'Tes praper warm in Plymouth.

Jul 24, 2016 09:47

We went shopping in Plymouth yesterday.  It was lunchtime by the time we got there, so we parked on the Barbican, right next to the harbour and went for lunch.  Pp had styled his facial hair in the manner of a star-fish.  I am not sure if this was some sort of celebration of Plymouth's maritime location or simply coincidence, but it did provoke some comment from passing strangers :-D




We had a good view of the Mayflower Steps.  They aren't quite where the Mayflower sailed from to take the Pilgrims off to America in 1620: after all, this place was a busy industrial* harbour and working fishing port for hundreds of years, so it's been pretty extensively rebuilt since then.  I'm told that the actual Mayflower probably tied up off to the left of this photo, and that the quay and the steps are all newer.
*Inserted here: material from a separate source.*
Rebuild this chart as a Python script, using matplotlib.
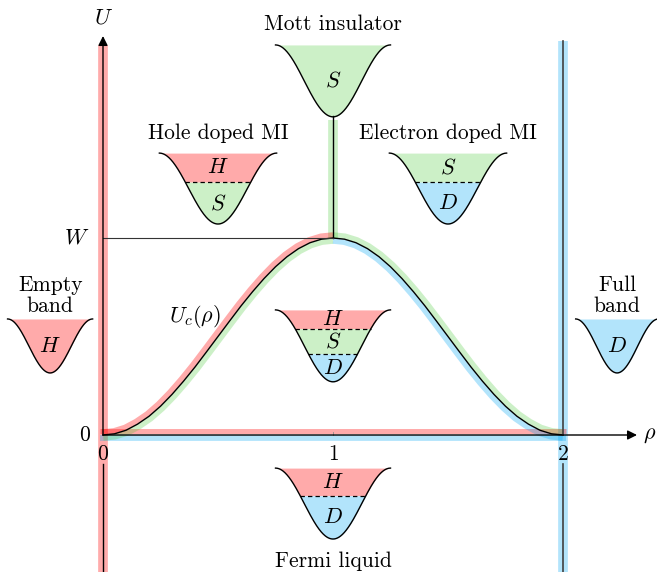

But obviously there is a demand for somewhere for people to go and stand and take photographs of each other celebrating, in some vague way, History, and therefore there is an archway and a sort of a little platform thing to stand on between a UK and a US flag.
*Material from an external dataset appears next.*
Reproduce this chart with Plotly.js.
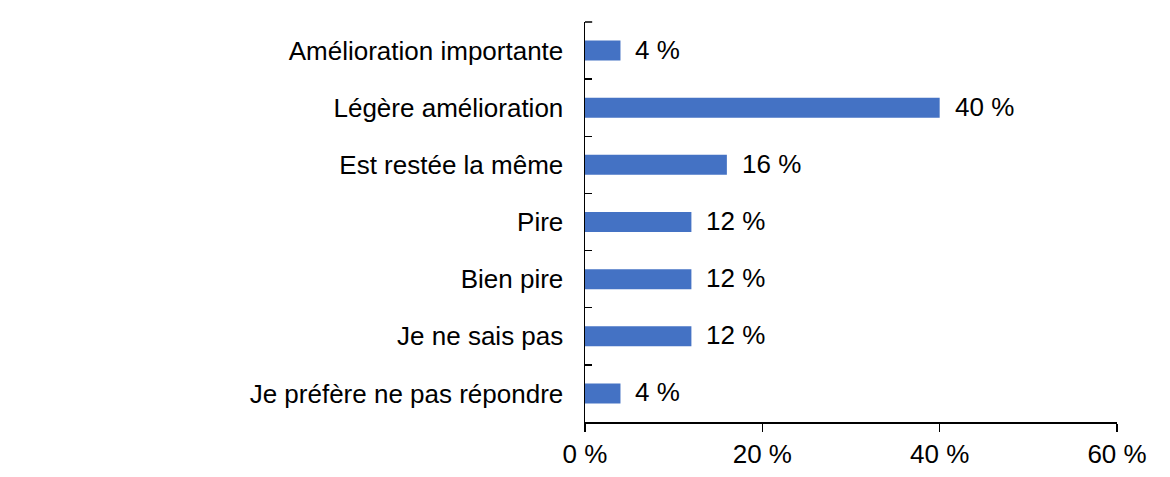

I was interested to see this cheerful dog selling icecream.  Somehow it seems very appropriate to have a Northern sort of dog selling a frozen food.  He seemed to be very happy about his job.
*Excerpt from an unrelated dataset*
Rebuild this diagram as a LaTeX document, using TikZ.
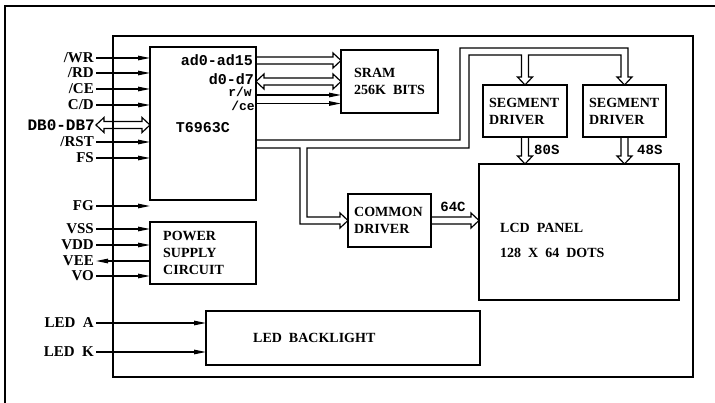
\documentclass[tikz,border=0pt]{standalone}
\usepackage{fontspec}
\setmainfont{Liberation Serif}
\setmonofont{Liberation Mono}
\usetikzlibrary{arrows.meta,calc,positioning}

\tikzstyle{box} = [draw,line width=1.3pt,anchor=north west,inner sep=0pt,outer sep=0pt]
\tikzstyle{lbl} = [inner sep=2pt,align=left,font=\bfseries\fontsize{14}{17}\selectfont]
\tikzstyle{pin} = [lbl,anchor=east,font=\bfseries\fontsize{15}{17}\selectfont]
\tikzstyle{mono} = [inner sep=1pt,font=\ttfamily\bfseries\fontsize{15}{17}\selectfont]
\tikzstyle{wire} = [draw,line width=1.2pt]
\tikzstyle{bus} = [draw,line width=1.2pt,line join=miter]
\tikzstyle{sigin} = [wire,-{Triangle[length=12pt,width=4.5pt]}]
\tikzstyle{sigout} = [wire,{Triangle[length=12pt,width=4.5pt]}-]

% hollow bus arrows: start, tip
\newcommand{\busR}[2]{\draw[bus] ($(#1)+(0,-3.5)$) -- ($(#2)+(-8,-3.5)$) -- ++(0,-4) -- (#2) -- ++(-8,7.5) -- ++(0,-4) -- ($(#1)+(0,3.5)$);}
\newcommand{\busLR}[2]{\draw[bus] ($(#1)+(8,-3.5)$) -- ($(#2)+(-8,-3.5)$) -- ++(0,-4) -- (#2) -- ++(-8,7.5) -- ++(0,-4) -- ($(#1)+(8,3.5)$) -- ++(0,4) -- (#1) -- ++(8,-7.5) -- cycle;}
\newcommand{\busD}[2]{\draw[bus] ($(#1)+(-3.5,0)$) -- ($(#2)+(-3.5,-8)$) -- ++(-4,0) -- (#2) -- ++(7.5,-8) -- ++(-4,0) -- ($(#1)+(3.5,0)$);}

\begin{document}
\begin{tikzpicture}[x=1pt,y=-1pt]
    \useasboundingbox (0,0) rectangle (715,403);
    \draw[wire] (5,403) -- (5,6) -- (715,6);

    %% blocks
    \foreach \name/\x/\y/\w/\h in {
      module/113/36/580/341,
      chip/150/47/106/153,
      sram/341/50/97/63,
      seg1/483/85/84/52,
      seg2/583/85/83/52,
      common/348/194/83/53,
      lcd/479/164/200/136,
      power/150/222/106/62,
      led/206/311/274/54}
    {
      \node[box, minimum width=\w pt, minimum height=\h pt] (\name) at (\x,\y) {};
    }
    \node[mono] (chipname) at ($(chip.center)+(0,4.5)$) {T6963C};
    \node[lbl, right=11pt of sram.west] (sramtext) {SRAM\\256K\ \ BITS};
    \node[lbl, right=4pt of seg1.west] (seg1text) {SEGMENT\\DRIVER};
    \node[lbl, right=4pt of seg2.west] (seg2text) {SEGMENT\\DRIVER};
    \node[lbl, right=4pt of common.west] (commontext) {COMMON\\DRIVER};
    \node[lbl, right=11pt of power.west] (powertext) {POWER\\SUPPLY\\CIRCUIT};
    \node[lbl, right=45pt of led.west] (ledtext) {LED\ \ BACKLIGHT};
    \node[lbl, anchor=west, font=\bfseries\fontsize{14}{25}\selectfont] (lcdtext)
      at ($(lcd.west)+(19,8)$) {LCD\ \ PANEL\\128\ \ X\ \ 64\ \ DOTS};

    %% pins on the left
    \foreach \nm/\txt/\y/\dest/\tip in {
      wr/{/WR}/58/chip/sigin, rd/{/RD}/73/chip/sigin, cen/{/CE}/89/chip/sigin,
      cd/{C/D}/105/chip/sigin, rst/{/RST}/142/chip/sigin, fs/FS/158/chip/sigin,
      fg/FG/206/chip/sigin, vss/VSS/229/power/sigin, vdd/VDD/245/power/sigin,
      vee/VEE/261/power/sigout, vo/VO/276/power/sigin,
      leda/{LED~~A}/323/led/sigin, ledk/{LED~~K}/352/led/sigin}
    {
      \node[pin] (\nm) at (96,\y) {\txt};
      \draw[\tip] (\nm.east) -- (\dest.west |- \nm.east);
    }
    \node[mono, anchor=east, font=\ttfamily\bfseries\fontsize{16}{17}\selectfont] (db) at (96,125) {DB0-DB7};
    \busLR{db.east}{chip.west |- db.east}

    %% chip to sram
    \node[mono, anchor=east] (ad) at (254,60.5) {ad0-ad15};
    \node[mono, anchor=east] (dd) at (255,79) {d0-d7};
    \node[mono, anchor=east, font=\ttfamily\bfseries\fontsize{13}{14}\selectfont] (rw) at (253,92) {r/w};
    \node[mono, anchor=east, font=\ttfamily\bfseries\fontsize{13}{14}\selectfont] (lce) at (256,106) {/ce};
    \busR{chip.east |- ad}{sram.west |- ad}
    \busLR{chip.east |- sram.west}{sram.west}
    \draw[sigin] (chip.east |- 0,95) -- (sram.west |- 0,95);
    \draw[sigin] (chip.east |- 0,103.5) -- (sram.west |- 0,103.5);

    %% data bus to the drivers
    \draw[bus] (chip.east |- 0,140) -| (460,48) -| ($(seg2.north)+(3.5,-8)$) -- ++(4,0)
      -- (seg2.north) -- ++(-7.5,-8) -- ++(4,0) |- (528.5,55)
      -- ($(seg1.north)+(3.5,-8)$) -- ++(4,0) -- (seg1.north) -- ++(-7.5,-8) -- ++(4,0)
      |- (469,55) -- (469,148) -- (307,148) |- ($(common.west)+(-8,-3.5)$) -- ++(0,-4)
      -- (common.west) -- ++(-8,7.5) -- ++(0,-4) -| (300,148) -- (chip.east |- 0,148);

    %% drivers to the panel
    \busR{common.east}{lcd.west |- common.east}
    \busD{seg1.south}{seg1.south |- lcd.north}
    \busD{seg2.south}{seg2.south |- lcd.north}
    \node[mono, font=\ttfamily\bfseries\fontsize{14}{17}\selectfont] (c64) at (453,207) {64C};
    \node[mono, anchor=west, font=\ttfamily\bfseries\fontsize{14}{17}\selectfont] (s80) at (533,150) {80S};
    \node[mono, anchor=west, font=\ttfamily\bfseries\fontsize{14}{17}\selectfont] (s48) at (636,150) {48S};
\end{tikzpicture}
\end{document}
Then we went up into the town and spent some time sweltering among shops with mostly-inadequate airconditioning, but there seemed no point taking photos of that.

Plymouth has definitely become more busy and prosperous and a lot more diverse than when I used to work here 15 years ago.  In those days Plymouth was still mostly a Navy town with little other business, and definitely felt poor and a little down at heel, even in the Barbican where there are lovely medieval buildings and harbour views.  Now the waterfront is full of little ferries carrying people between the parts of the city, and the quays and cliffs are stuffed with little cafes and shops.  And the Hoe where Francis Drake played bowls, waiting for the Spanish Armada,  is full of Pokemon-hunters as well as general holiday-makers.



I have found my camera with its broken LCD can still take photos if I use the autofocus lens and automatic settings.  It works quite well for landscape photos in bright light, although I always find autofocus just a little frustrating if I am trying to focus on anything specific.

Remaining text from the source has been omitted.